A transparent and inclusive budget process is also critical to ensuring that countries can better leverage financing to advance the global goals. The latest Open Budget Survey found that budget transparency scores in the region increased by 16 points (a jump of about 70%) since 2008, albeit from a low base in many countries. Nigeria is one of the top three improvers globally in the survey, increasing its score by 23 points from 2019 to 2021. Yet, few governments are sufficiently expanding spaces for the public to meaningfully engage throughout the budget process. At this meeting, government officials from The Gambia, Benin, Uganda, Kenya, Ghana, Zimbabwe and Sierra Leone will talk about how budget openness is helping them propel the SDGs.

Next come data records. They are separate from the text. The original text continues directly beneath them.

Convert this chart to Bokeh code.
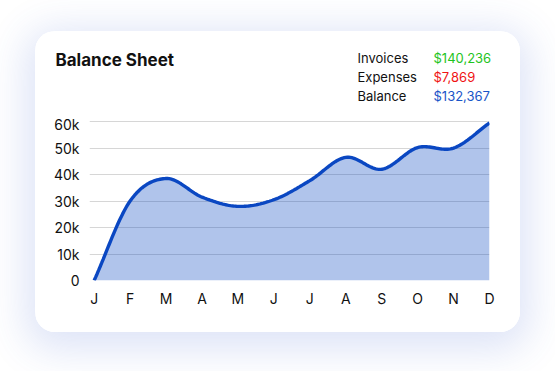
import numpy as np
from bokeh.plotting import figure
from bokeh.layouts import column, row
from bokeh.models import FixedTicker, ColumnDataSource
from bokeh.core.properties import value
from bokeh.embed import file_html
from bokeh.resources import INLINE

# ---- data ----
months = ["J", "F", "M", "A", "M", "J", "J", "A", "S", "O", "N", "D"]
balance = [0, 30000, 38500, 31500, 28000, 30500, 37700, 46500, 42000, 50200, 50000, 59500]
y_ticks = [0, 10000, 20000, 30000, 40000, 50000, 60000]
y_tick_labels = ["0", "10k", "20k", "30k", "40k", "50k", "60k"]
title_text = "Balance Sheet"
summary_names = ["Invoices", "Expenses", "Balance"]
summary_values = ["$140,236", "$7,869", "$132,367"]
summary_colors = ["#1ec41e", "#f01414", "#1a55c8"]

FONT = "Inter"
LINE = "#0a47c2"
CARD_W = 485

# ---- header (title + summary) ----
head = figure(width=CARD_W, height=84, output_backend="svg", toolbar_location=None,
              x_range=(0, CARD_W), y_range=(84, 0), min_border=0,
              background_fill_color="white", border_fill_color="white")
head.outline_line_color = None
head.axis.visible = False
head.grid.visible = False
head.text(x=[20], y=[28], text=[title_text], text_font=value(FONT), text_font_size="17px",
          text_font_style="bold", text_color="#111111", text_baseline="middle")
rows = [26, 45, 64]
head.text(x=[322] * 3, y=rows, text=summary_names, text_font=value(FONT),
          text_font_size="13px", text_color="#111111", text_baseline="middle")
head.text(x=[398] * 3, y=rows, text=summary_values, text_font=value(FONT),
          text_font_size="13px", text_color=summary_colors, text_baseline="middle")

# ---- smooth (Catmull-Rom) rendering of the monthly series, for drawing only ----
xs = np.arange(len(balance), dtype=float)
ys = np.array(balance, dtype=float)
px = np.concatenate([[2 * xs[0] - xs[1]], xs, [2 * xs[-1] - xs[-2]]])
py = np.concatenate([[2 * ys[0] - ys[1]], ys, [2 * ys[-1] - ys[-2]]])
sx, sy = [], []
for i in range(1, len(px) - 2):
    t = np.linspace(0, 1, 24, endpoint=(i == len(px) - 3))
    t2, t3 = t * t, t * t * t
    for arr_p, out in ((px, sx), (py, sy)):
        p0, p1, p2, p3 = arr_p[i - 1], arr_p[i], arr_p[i + 1], arr_p[i + 2]
        out.extend(0.5 * ((2 * p1) + (-p0 + p2) * t + (2 * p0 - 5 * p1 + 4 * p2 - p3) * t2
                          + (-p0 + 3 * p1 - 3 * p2 + p3) * t3))
curve = ColumnDataSource(dict(x=sx, y=sy))
area = ColumnDataSource(dict(x=[sx[0]] + sx + [sx[-1]], y=[0] + sy + [0]))

# ---- chart ----
p = figure(width=CARD_W, height=217, output_backend="svg", toolbar_location=None,
           x_range=(-0.13, 11.0), y_range=(0, 62300),
           min_border_left=54, min_border_right=31, min_border_top=0, min_border_bottom=52,
           background_fill_color="white", border_fill_color="white")
p.outline_line_color = None

p.patch("x", "y", source=area, fill_color=LINE, fill_alpha=0.32, line_color=None)
p.line("x", "y", source=curve, line_color=LINE, line_width=3.4)

p.xgrid.grid_line_color = None
p.ygrid.grid_line_color = "#d6d6d6"
p.ygrid.grid_line_width = 1

p.yaxis.ticker = FixedTicker(ticks=y_ticks)
p.yaxis.major_label_overrides = {t: l for t, l in zip(y_ticks, y_tick_labels)}
p.xaxis.ticker = FixedTicker(ticks=list(range(len(months))))
p.xaxis.major_label_overrides = {i: m for i, m in enumerate(months)}
for ax in (p.xaxis, p.yaxis):
    ax.axis_line_color = None
    ax.major_tick_line_color = None
    ax.minor_tick_line_color = None
    ax.major_label_text_font = FONT
    ax.major_label_text_font_size = "14px"
    ax.major_label_text_color = "#111111"
p.yaxis.major_label_standoff = 4
p.xaxis.major_label_standoff = 3

card = column(row(head), row(p), spacing=0,
              styles={"margin-left": "35px", "margin-top": "31px", "border-radius": "20px",
                      "overflow": "hidden", "background-color": "white",
                      "box-shadow": "0px 8px 38px 10px rgba(60, 95, 205, 0.17)"})

open("out.html", "w").write(file_html(card, INLINE))
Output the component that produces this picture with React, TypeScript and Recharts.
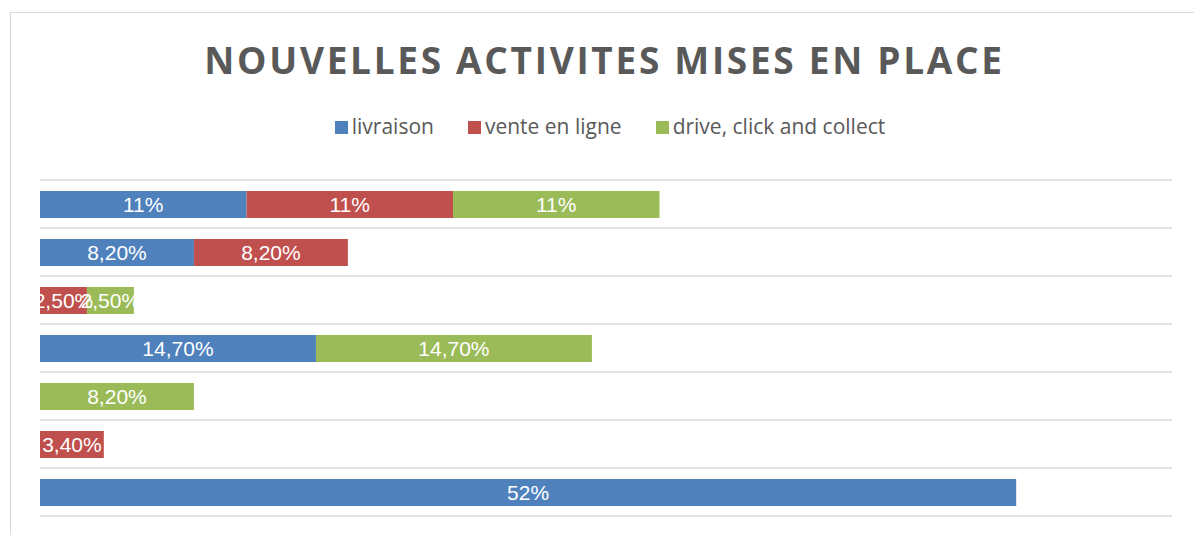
import { BarChart, Bar, XAxis, YAxis, CartesianGrid, LabelList } from "recharts";

// rows, top to bottom (the category names are not shown in the reference)
const categories = ["r1", "r2", "r3", "r4", "r5", "r6", "r7"];
const livraison = [11, 8.2, 0, 14.7, 0, 0, 52];
const venteEnLigne = [11, 8.2, 2.5, 0, 0, 3.4, 0];
const driveClickCollect = [11, 0, 2.5, 14.7, 8.2, 0, 0];

const series = [
  { key: "livraison", name: "livraison", color: "#4F81BD", values: livraison },
  { key: "vente", name: "vente en ligne", color: "#C0504D", values: venteEnLigne },
  { key: "drive", name: "drive, click and collect", color: "#9BBB59", values: driveClickCollect },
];

const data = categories.map((c, i) => {
  const row: Record<string, string | number | null> = { name: c };
  series.forEach((s) => {
    row[s.key] = s.values[i] === 0 ? null : s.values[i];
  });
  return row;
});

// 11 -> "11%", 8.2 -> "8,20%"
const fmt = (v: any) => {
  if (v == null || v === 0) return "";
  const n = Number(v);
  if (Number.isInteger(n)) return `${n}%`;
  return n.toFixed(2).replace(".", ",") + "%";
};

const W = 1194;
const H = 535;
const TOP = 180;
const BOTTOM = 516;

export default function App() {
  return (
    <div
      style={{
        position: "fixed",
        top: 0,
        left: 0,
        width: W,
        height: H,
        background: "#fff",
        overflow: "hidden",
      }}
    >
      <div
        style={{
          position: "absolute",
          left: 10,
          top: 12,
          width: 1200,
          height: 560,
          border: "1.5px solid #d9d9d9",
        }}
      />
      <div
        style={{
          position: "absolute",
          top: 34,
          left: 0,
          width: 1209,
          textAlign: "center",
          fontFamily: "'Open Sans', sans-serif",
          fontWeight: 700,
          fontSize: 37,
          lineHeight: "normal",
          letterSpacing: 2.7,
          color: "#595959",
          whiteSpace: "nowrap",
        }}
      >
        NOUVELLES ACTIVITES MISES EN PLACE
      </div>
      <div
        style={{
          position: "absolute",
          top: 112,
          left: 0,
          width: 1220,
          textAlign: "center",
          fontFamily: "'Open Sans', sans-serif",
          fontSize: 21,
          lineHeight: "normal",
          color: "#595959",
          whiteSpace: "nowrap",
        }}
      >
        {series.map((s, i) => (
          <span key={s.key} style={{ marginLeft: i === 0 ? 0 : 34 }}>
            <span
              style={{
                display: "inline-block",
                width: 13,
                height: 13,
                background: s.color,
                marginRight: 4,
              }}
            />
            {s.name}
          </span>
        ))}
      </div>
      <div style={{ position: "absolute", top: 0, left: 0 }}>
        <BarChart
          width={W}
          height={H}
          data={data}
          layout="vertical"
          margin={{ top: TOP, bottom: H - BOTTOM, left: 40, right: 22 }}
          barSize={27}
        >
          <CartesianGrid
            vertical={false}
            stroke="#d9d9d9"
            strokeWidth={1.5}
            horizontalCoordinatesGenerator={({ offset }: any) =>
              Array.from({ length: categories.length + 1 }, (_, i) =>
                offset.top + (i * offset.height) / categories.length
              )
            }
          />
          <XAxis type="number" hide domain={[0, 60.3]} />
          <YAxis type="category" dataKey="name" hide />
          {series.map((s) => (
            <Bar
              key={s.key}
              dataKey={s.key}
              name={s.name}
              stackId="a"
              fill={s.color}
              isAnimationActive={false}
            >
              <LabelList
                dataKey={s.key}
                position="center"
                formatter={fmt}
                fill="#ffffff"
                style={{ fontFamily: "'Liberation Sans', sans-serif", fontSize: 21 }}
              />
            </Bar>
          ))}
        </BarChart>
      </div>
    </div>
  );
}
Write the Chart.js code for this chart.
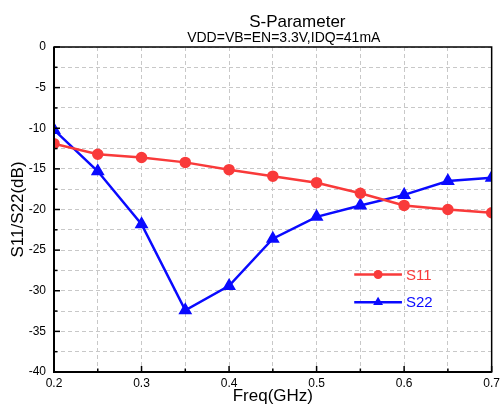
<!DOCTYPE html>
<html>
<head>
<meta charset="utf-8">
<script src="https://cdn.jsdelivr.net/npm/chart.js@4"></script>
<style>
  html, body { margin: 0; padding: 0; background: #fff; }
  #wrap { width: 504px; height: 409px; }
</style>
</head>
<body>
<div id="wrap"><canvas id="sparChart"></canvas></div>
<script>
(function() {
  var ctx = document.getElementById('sparChart');
  var font = '"Liberation Sans", Arial, sans-serif';

  var freqs = [0.2, 0.25, 0.3, 0.35, 0.4, 0.45, 0.5, 0.55, 0.6, 0.65, 0.7];
  var s11 = [-11.9, -13.2, -13.6, -14.2, -15.1, -15.9, -16.7, -18.0, -19.5, -20.0, -20.4];
  var s22 = [-10.2, -15.3, -21.8, -32.4, -29.4, -23.6, -20.9, -19.5, -18.2, -16.5, -16.1];

  var titleText = 'S-Parameter';
  var subtitleText = 'VDD=VB=EN=3.3V,IDQ=41mA';

  var s11Color = '#f93a3a';
  var s22Color = '#0a0aff';

  function toPoints(xs, ys) {
    return xs.map(function(x, i) { return { x: x, y: ys[i] }; });
  }

  function isMajor(v, step) {
    return Math.abs(Math.round(v / step) * step - v) < 1e-6;
  }

  /* inward ticks, box frame, titles and in-plot legend */
  var framePlugin = {
    id: 'originFrame',
    afterDraw: function(chart) {
      var c = chart.ctx;
      var a = chart.chartArea;
      var xs = chart.scales.x, ys = chart.scales.y;
      c.save();
      c.strokeStyle = '#000';
      c.lineWidth = 1.5;
      xs.ticks.forEach(function(t) {
        var px = xs.getPixelForValue(t.value);
        var len = isMajor(t.value, 0.1) ? 6 : 3.5;
        c.beginPath();
        c.moveTo(px, a.bottom);
        c.lineTo(px, a.bottom - len);
        c.stroke();
      });
      ys.ticks.forEach(function(t) {
        var py = ys.getPixelForValue(t.value);
        var len = isMajor(t.value, 5) ? 6 : 3.5;
        c.beginPath();
        c.moveTo(a.left, py);
        c.lineTo(a.left + len, py);
        c.stroke();
      });
      c.strokeRect(a.left, a.top, a.right - a.left, a.bottom - a.top);
      c.lineWidth = 2;
      c.beginPath();
      c.moveTo(a.left, a.top);
      c.lineTo(a.left, a.bottom);
      c.lineTo(a.right, a.bottom);
      c.stroke();

      /* titles (offset to the right like the original) */
      var w = a.right - a.left, h = a.bottom - a.top;
      c.fillStyle = '#000';
      c.textAlign = 'center';
      c.textBaseline = 'alphabetic';
      c.font = '17px ' + font;
      c.fillText(titleText, a.left + w * 0.556, 27);
      c.font = '14px ' + font;
      c.fillText(subtitleText, a.left + w * 0.525, 41.5);

      /* legend */
      var x0 = a.left + w * 0.686, x1 = a.left + w * 0.795;
      var rows = [0.70, 0.785];
      chart.data.datasets.forEach(function(ds, i) {
        var y = a.top + h * rows[i];
        c.strokeStyle = ds.borderColor;
        c.lineWidth = ds.borderWidth;
        c.beginPath();
        c.moveTo(x0, y);
        c.lineTo(x1, y);
        c.stroke();
        c.fillStyle = ds.borderColor;
        var mx = (x0 + x1) / 2;
        c.beginPath();
        if (ds.pointStyle === 'triangle') {
          var r = ds.pointRadius;
          c.moveTo(mx, y - r);
          c.lineTo(mx + r * 0.9, y + r * 0.5);
          c.lineTo(mx - r * 0.9, y + r * 0.5);
          c.closePath();
        } else {
          c.arc(mx, y, ds.pointRadius, 0, Math.PI * 2);
        }
        c.fill();
        c.font = '15px ' + font;
        c.textAlign = 'left';
        c.textBaseline = 'middle';
        c.fillText(ds.label, x1 + 4, y + 1);
      });
      c.restore();
    }
  };

  new Chart(ctx, {
    type: 'line',
    data: {
      datasets: [
        {
          label: 'S11',
          data: toPoints(freqs, s11),
          borderColor: s11Color,
          backgroundColor: s11Color,
          pointBackgroundColor: s11Color,
          pointBorderColor: s11Color,
          pointStyle: 'circle',
          pointRadius: 4.5,
          borderWidth: 2.5,
          tension: 0,
          fill: false
        },
        {
          label: 'S22',
          data: toPoints(freqs, s22),
          borderColor: s22Color,
          backgroundColor: s22Color,
          pointBackgroundColor: s22Color,
          pointBorderColor: s22Color,
          pointStyle: 'triangle',
          pointRadius: 5.5,
          borderWidth: 2.5,
          tension: 0,
          fill: false
        }
      ]
    },
    options: {
      responsive: true,
      maintainAspectRatio: false,
      animation: false,
      layout: { padding: { top: 47, right: 11, bottom: 0, left: 0 } },
      plugins: {
        legend: { display: false },
        tooltip: { enabled: false },
        title: { display: false }
      },
      scales: {
        x: {
          type: 'linear',
          min: 0.2,
          max: 0.7,
          afterFit: function(axis) { axis.height = 37; },
          grid: {
            color: '#c8c8c8',
            lineWidth: 1,
            drawTicks: false
          },
          border: { display: false, dash: [4, 3] },
          ticks: {
            stepSize: 0.05,
            autoSkip: false,
            maxRotation: 0,
            padding: 4,
            color: '#000',
            font: { size: 12, family: font },
            callback: function(v) {
              return isMajor(v, 0.1) ? (Math.round(v * 10) / 10).toFixed(1) : '';
            }
          },
          title: {
            display: true,
            text: 'Freq(GHz)',
            color: '#000',
            font: { size: 17, family: font },
            padding: { top: 0, bottom: 2 }
          }
        },
        y: {
          type: 'linear',
          min: -40,
          max: 0,
          afterFit: function(axis) { axis.width = 54; },
          grid: {
            color: '#c8c8c8',
            lineWidth: 1,
            drawTicks: false
          },
          border: { display: false, dash: [4, 3] },
          ticks: {
            stepSize: 2.5,
            autoSkip: false,
            padding: 8,
            color: '#000',
            font: { size: 12, family: font },
            callback: function(v) {
              return isMajor(v, 5) ? String(Math.round(v)) : '';
            }
          },
          title: {
            display: true,
            text: 'S11/S22(dB)',
            color: '#000',
            font: { size: 17, family: font },
            padding: { top: 8, bottom: 0 }
          }
        }
      }
    },
    plugins: [framePlugin]
  });
})();
</script>
</body>
</html>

“As countries face intense tradeoffs, expanding access to budget information and opening spaces for the public to engage meaningfully across the budget cycle can ensure that public money reaches those who need it most,” said Austin Ndiokwelu, Nigeria country manager for IBP. “We have seen firsthand in Nigeria how diverse citizens’ groups—from women farmers to community health advocates—can leverage the budget process to inform government spending and propel progress on key development goals, such as food security and maternal health.”
“Now more than ever, governments need to ensure that allocations targeted at critical social sectors are spent as promised,” underscored Sally Torbert, senior program officer for IBP. “Too often we see that during budget implementation, governments deprioritize spending on social sectors. Civil society, and oversight actors, like legislators and auditors, can be essential partners in ensuring that public money is spent effectively on sectors that are critical to the global goals.”